Shuta Hasunuma was born in 1983 in Tokyo. He is a musician and an artist who, in addition to his work with the Shuta Hasunuma Philharmonic Orchestra formed in 2010 with fifteen members, creates and exhibits visual artwork as part of a wider effort to disrupt traditional systems of music. This exhibition will include Re-model (2016), a series of work that dismantles and reconstructs music-related media, as well as Change (since 2013), an ongoing project in which Hasunuma collects ambient sounds and location data from his daily field recordings and uses this information to search for images on Google, which he then selects and emails to multiple people. This exhibition will also include a 2013 video piece entitled World in our hand, a roughly ten-minute video work edited together from footage of inconsequential scenes from everyday life where the filming locations, Japan and Kenya, appear as subtitles to the piece. In a series of short cuts, the cameraperson (Hasunuma), can be seen making a circle with his fingers. Viewers of this work will notice that music plays while the subject of the video is inside of this circle, and stops when the circle is broken, allowing ambient sounds to return. The movements of the cameraperson’s fingers as they open and close evoke an imaginary boundary that defines what is inside and outside of music. The question that runs through Hasunuma’s entire practice can be seen in this humorous approach: What is music?

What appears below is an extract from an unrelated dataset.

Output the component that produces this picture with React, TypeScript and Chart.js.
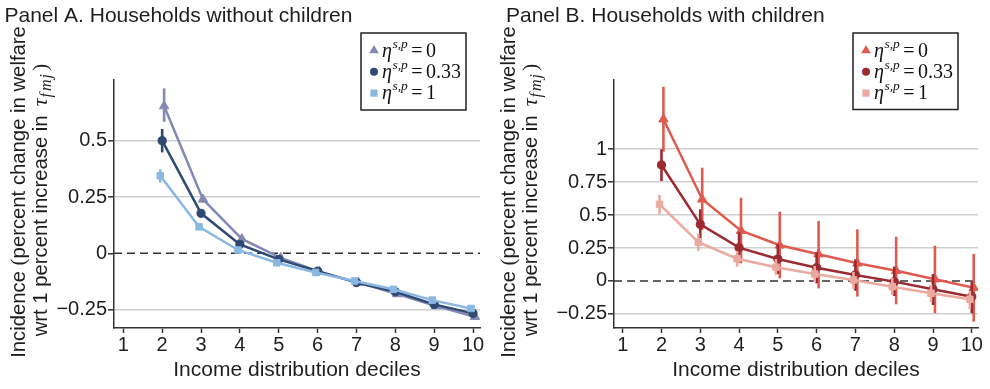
import React, { useEffect, useRef } from 'react';
import { Chart, registerables } from 'chart.js';

Chart.register(...registerables);

// ---------- data ----------
const deciles = [2, 3, 4, 5, 6, 7, 8, 9, 10];
const xTickValues = [1, 2, 3, 4, 5, 6, 7, 8, 9, 10];
const yTicksA = [-0.25, 0, 0.25, 0.5];
const yTicksB = [-0.25, 0, 0.25, 0.5, 0.75, 1];
const etaLabels = ['0', '0.33', '1'];

// Panel A: households without children
const aEta0 = [0.655, 0.24, 0.064, -0.02, -0.082, -0.13, -0.181, -0.234, -0.282];
const aEta0Lo = [0.585, 0.225, 0.055, -0.028, -0.088, -0.136, -0.188, -0.242, -0.29];
const aEta0Hi = [0.734, 0.255, 0.073, -0.012, -0.076, -0.124, -0.174, -0.226, -0.274];
const aEta033 = [0.501, 0.178, 0.04, -0.027, -0.079, -0.13, -0.171, -0.227, -0.267];
const aEta033Lo = [0.449, 0.168, 0.033, -0.033, -0.085, -0.136, -0.178, -0.234, -0.275];
const aEta033Hi = [0.553, 0.188, 0.047, -0.021, -0.073, -0.124, -0.164, -0.22, -0.259];
const aEta1 = [0.345, 0.118, 0.015, -0.042, -0.085, -0.123, -0.16, -0.208, -0.245];
const aEta1Lo = [0.314, 0.112, 0.01, -0.047, -0.09, -0.128, -0.165, -0.213, -0.25];
const aEta1Hi = [0.374, 0.124, 0.02, -0.037, -0.08, -0.118, -0.155, -0.203, -0.24];

// Panel B: households with children
const bEta0 = [1.228, 0.62, 0.382, 0.271, 0.203, 0.134, 0.078, 0.013, -0.051];
const bEta0Lo = [0.982, 0.387, 0.134, 0.02, -0.056, -0.119, -0.177, -0.245, -0.309];
const bEta0Hi = [1.475, 0.86, 0.632, 0.526, 0.455, 0.392, 0.336, 0.268, 0.205];
const bEta033 = [0.881, 0.43, 0.253, 0.167, 0.101, 0.046, -0.005, -0.063, -0.119];
const bEta033Lo = [0.759, 0.324, 0.139, 0.053, -0.018, -0.074, -0.114, -0.182, -0.245];
const bEta033Hi = [1.0, 0.544, 0.37, 0.281, 0.218, 0.165, 0.109, 0.053, -0.005];
const bEta1 = [0.582, 0.294, 0.169, 0.104, 0.053, 0.008, -0.043, -0.093, -0.139];
const bEta1Lo = [0.509, 0.228, 0.109, 0.046, -0.008, -0.061, -0.106, -0.16, -0.213];
const bEta1Hi = [0.653, 0.362, 0.228, 0.167, 0.114, 0.068, 0.023, -0.03, -0.076];

// ---------- styling ----------
const TEXT = '#1e1e1e';
const AXIS = '#333333';
const GRID = '#cfcfcf';
const SANS = '"Liberation Sans", Arial, Helvetica, sans-serif';
const SERIF = '"Liberation Serif", "Times New Roman", serif';
const dodge = [0.05, 0, -0.05];
const styles = ['triangle', 'circle', 'rect'];
const radii: Record<string, number> = { triangle: 5.4, circle: 4.1, rect: 4.6 };

type Series = { values: number[]; lo: number[]; hi: number[]; color: string };

const panels = [
  {
    title: 'Panel A. Households without children',
    titleX: 4.5,
    yMin: -0.332,
    yMax: 0.771,
    yTicks: yTicksA,
    xMin: 0.76,
    xMax: 10.18,
    yAxisWidth: 114,
    padRight: 15,
    yTitleX: [25, 47],
    legend: { x: 361, y: 33, w: 105, h: 77 },
    series: [
      { values: aEta0, lo: aEta0Lo, hi: aEta0Hi, color: '#8389b4' },
      { values: aEta033, lo: aEta033Lo, hi: aEta033Hi, color: '#2e4a72' },
      { values: aEta1, lo: aEta1Lo, hi: aEta1Hi, color: '#8ab8e2' },
    ] as Series[],
  },
  {
    title: 'Panel B. Households with children',
    titleX: 11,
    yMin: -0.357,
    yMax: 1.526,
    yTicks: yTicksB,
    xMin: 0.776,
    xMax: 10.16,
    yAxisWidth: 119,
    padRight: 12,
    yTitleX: [20, 42],
    legend: { x: 358, y: 33, w: 105, h: 76.5 },
    series: [
      { values: bEta0, lo: bEta0Lo, hi: bEta0Hi, color: '#e05a4f' },
      { values: bEta033, lo: bEta033Lo, hi: bEta033Hi, color: '#9b2a31' },
      { values: bEta1, lo: bEta1Lo, hi: bEta1Hi, color: '#eaaa9f' },
    ] as Series[],
  },
];

function fmt(v: number) {
  if (v < 0) return '\u2212' + String(Math.abs(v));
  return String(v);
}

function drawMarker(ctx: CanvasRenderingContext2D, style: string, x: number, y: number, color: string) {
  ctx.fillStyle = color;
  ctx.beginPath();
  if (style === 'triangle') {
    const r = 5.6;
    ctx.moveTo(x, y - r);
    ctx.lineTo(x + r * 0.866, y + r * 0.5);
    ctx.lineTo(x - r * 0.866, y + r * 0.5);
    ctx.closePath();
  } else if (style === 'circle') {
    ctx.arc(x, y, 4, 0, Math.PI * 2);
  } else {
    ctx.rect(x - 3.6, y - 3.6, 7.2, 7.2);
  }
  ctx.fill();
}

type Seg = { text: string; font: string; dy?: number; gap?: number };

function drawSegments(ctx: CanvasRenderingContext2D, segs: Seg[], startX: number, baseY: number) {
  let x = startX;
  for (const s of segs) {
    x += s.gap || 0;
    ctx.font = s.font;
    ctx.fillText(s.text, x, baseY + (s.dy || 0));
    x += ctx.measureText(s.text).width;
  }
}

function segWidth(ctx: CanvasRenderingContext2D, segs: Seg[]) {
  let w = 0;
  for (const s of segs) {
    ctx.font = s.font;
    w += ctx.measureText(s.text).width + (s.gap || 0);
  }
  return w;
}

function makeChart(canvas: HTMLCanvasElement, panel: (typeof panels)[number]) {
  const datasets = panel.series.map((s, i) => ({
    label: '\u03b7 = ' + etaLabels[i],
    data: deciles.map((d, j) => ({ x: d + dodge[i], y: s.values[j] })),
    borderColor: s.color,
    backgroundColor: s.color,
    pointBackgroundColor: s.color,
    pointBorderColor: s.color,
    pointBorderWidth: 1,
    pointStyle: styles[i],
    pointRadius: radii[styles[i]],
    borderWidth: 2.5,
    tension: 0,
    order: 2 - i,
  }));

  const errorBars = {
    id: 'errorBars',
    beforeDatasetDraw(chart: any, args: any) {
      const i = args.index;
      const s = panel.series[i];
      const xs = chart.scales.x;
      const ys = chart.scales.y;
      const ctx = chart.ctx;
      ctx.save();
      ctx.strokeStyle = s.color;
      ctx.lineWidth = 2.6;
      deciles.forEach((d, j) => {
        const px = xs.getPixelForValue(d + dodge[i]);
        ctx.beginPath();
        ctx.moveTo(px, ys.getPixelForValue(s.lo[j]));
        ctx.lineTo(px, ys.getPixelForValue(s.hi[j]));
        ctx.stroke();
      });
      ctx.restore();
    },
  };

  const zeroLine = {
    id: 'zeroLine',
    beforeDatasetsDraw(chart: any) {
      const { ctx, chartArea } = chart;
      const y = chart.scales.y.getPixelForValue(0);
      ctx.save();
      ctx.strokeStyle = AXIS;
      ctx.lineWidth = 1.5;
      ctx.setLineDash([8, 5]);
      ctx.beginPath();
      ctx.moveTo(chartArea.left, y);
      ctx.lineTo(chartArea.right, y);
      ctx.stroke();
      ctx.restore();
    },
  };

  const texts = {
    id: 'texts',
    afterDraw(chart: any) {
      const ctx: CanvasRenderingContext2D = chart.ctx;
      ctx.save();
      ctx.fillStyle = TEXT;
      ctx.textBaseline = 'alphabetic';
      ctx.textAlign = 'left';
      // panel title
      ctx.font = '21px ' + SANS;
      ctx.fillText(panel.title, panel.titleX, 22);

      // y-axis title (rotated, two lines)
      const line1: Seg[] = [
        { text: 'Incidence ', font: '20.3px ' + SANS },
        { text: '(', font: '21px ' + SERIF },
        { text: 'percent change in welfare', font: '20.3px ' + SANS },
      ];
      const line2: Seg[] = [
        { text: 'wrt 1 percent increase in', font: '20.3px ' + SANS },
        { text: '\u03c4', font: 'italic 22px ' + SERIF, gap: 9 },
        { text: 'f', font: 'italic 16px ' + SERIF, dy: 4, gap: 1 },
        { text: 'm', font: 'italic 16px ' + SERIF, dy: 4, gap: 2 },
        { text: 'j', font: 'italic 16px ' + SERIF, dy: 4, gap: 1 },
        { text: ')', font: '22px ' + SERIF, gap: 3 },
      ];
      // line 1 centered, line 2 anchored at its start
      ctx.save();
      ctx.translate(panel.yTitleX[0], 192);
      ctx.rotate(-Math.PI / 2);
      drawSegments(ctx, line1, -segWidth(ctx, line1) / 2, 0);
      ctx.restore();

      ctx.save();
      ctx.translate(panel.yTitleX[1], 192);
      ctx.rotate(-Math.PI / 2);
      const w2 = segWidth(ctx, line2);
      drawSegments(ctx, line2, -w2 / 2 - 8, 0);
      ctx.restore();

      // legend
      const b = panel.legend;
      ctx.fillStyle = '#ffffff';
      ctx.fillRect(b.x, b.y, b.w, b.h);
      ctx.strokeStyle = '#222222';
      ctx.lineWidth = 1.5;
      ctx.strokeRect(b.x, b.y, b.w, b.h);
      panel.series.forEach((s, i) => {
        const rowY = b.y + 17.5 + i * 21.3;
        drawMarker(ctx, styles[i], b.x + 13, rowY, s.color);
        ctx.fillStyle = '#111111';
        const base = rowY + 6;
        let x = b.x + 21;
        ctx.font = 'italic 20px ' + SERIF;
        ctx.fillText('\u03b7', x, base);
        x += ctx.measureText('\u03b7').width + 0.5;
        ctx.font = 'italic 13.5px ' + SERIF;
        ctx.fillText('s,p', x, base - 9);
        x += ctx.measureText('s,p').width + 3.5;
        ctx.font = '20px ' + SERIF;
        ctx.fillText('=', x, base);
        x += ctx.measureText('=').width + 3.5;
        ctx.fillText(etaLabels[i], x, base);
      });
      ctx.restore();
    },
  };

  return new Chart(canvas, {
    type: 'line',
    data: { datasets },
    plugins: [zeroLine, errorBars, texts],
    options: {
      animation: false,
      responsive: false,
      devicePixelRatio: 1,
      layout: { padding: { top: 80, right: panel.padRight, left: 0, bottom: 0 } },
      plugins: { legend: { display: false }, tooltip: { enabled: false }, title: { display: false } },
      scales: {
        x: {
          type: 'linear',
          min: panel.xMin,
          max: panel.xMax,
          afterBuildTicks: (s: any) => {
            s.ticks = xTickValues.map((v) => ({ value: v }));
          },
          afterFit: (s: any) => {
            s.height = 61;
          },
          ticks: {
            autoSkip: false,
            maxRotation: 0,
            padding: 0,
            color: TEXT,
            font: { family: SANS, size: 20 },
            callback: (v: any) => String(v),
          },
          grid: {
            drawOnChartArea: false,
            drawTicks: true,
            tickLength: 5,
            tickColor: AXIS,
            tickWidth: 1.5,
          },
          border: { display: true, color: AXIS, width: 1.5 },
          title: {
            display: true,
            text: 'Income distribution deciles',
            color: TEXT,
            font: { family: SANS, size: 21, lineHeight: 1.2 },
            padding: { top: 0, bottom: 5.7 },
          },
        },
        y: {
          type: 'linear',
          min: panel.yMin,
          max: panel.yMax,
          afterBuildTicks: (s: any) => {
            s.ticks = panel.yTicks.map((v) => ({ value: v }));
          },
          afterFit: (s: any) => {
            s.width = panel.yAxisWidth;
          },
          ticks: {
            padding: 1,
            color: TEXT,
            font: { family: SANS, size: 20 },
            callback: (v: any) => fmt(Number(v)),
          },
          grid: {
            color: (c: any) => (c.tick && Math.abs(c.tick.value) < 1e-9 ? 'rgba(0,0,0,0)' : GRID),
            lineWidth: 1.6,
            drawTicks: true,
            tickLength: 6,
            tickColor: AXIS,
            tickWidth: 1.5,
          },
          border: { display: true, color: AXIS, width: 1.5 },
        },
      },
    },
  } as any);
}

function Panel({ index }: { index: number }) {
  const ref = useRef<HTMLCanvasElement | null>(null);
  useEffect(() => {
    if (!ref.current) return;
    const chart = makeChart(ref.current, panels[index]);
    return () => chart.destroy();
  }, [index]);
  return (
    <canvas
      ref={ref}
      width={495}
      height={389}
      style={{ position: 'absolute', top: 0, left: index * 495, width: 495, height: 389 }}
    />
  );
}

export default function App() {
  return (
    <div style={{ position: 'absolute', top: 0, left: 0, width: 990, height: 389, background: '#ffffff' }}>
      <Panel index={0} />
      <Panel index={1} />
    </div>
  );
}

Yang Bo was born in Hubei, China in 1991, and moved with his family to Japan in 2001. He is a painter who approaches music-related ideas differently than Hasunuma. Yang’s unique compositions feature quotes taken from Bob Dylan, Iggy Pop, and other musicians from the Sixties and Seventies, and juxtaposes them alongside everyday scenes such as roadsides, riverbanks, and interior spaces. In addition to several other new pieces, this show features a painting depicting a view of an airport as seen from an airplane before takeoff. Set against the in-between, unclassifiable space of the airport, the indistinct shape of another airplane can be seen waiting in the background of the painting. Yang’s paintings often use complementary colors such as red and green, and the muddy grays that result from the mixing of these colors frequently appears as well. The use of these colors in this painting helps to emphasize the uneasiness engendered by this ambiguous space. The painting depicts this airport in the midst of roaring, thunderous weather, so bad that we don’t know whether the planes will be able to take off or not. In the sky we can see the word KISS, written with jagged, lightning-bolt letters, that paradoxically seems to highlight the stillness emanating from the painting.
The title of this exhibition, HEAR HERE, resonates with the Allan Kaprow quote cited by Hasunuma. Kaprow was the founder and practitioner of “happenings,” a type of artwork that only occurs at a specific moment and location. As a musician, Hasunuma’s efforts to create an indistinct, in-between space resonates with Yang’s own painting compositions that traverse the realm of ambiguity, creating an exhibition space that can only be found in the here and now. The addition of Nanao Kobayashi, an artist who uses embroidery to create sculptures that evoke the compression of space and time, helps strengthen the thematic focus of this show.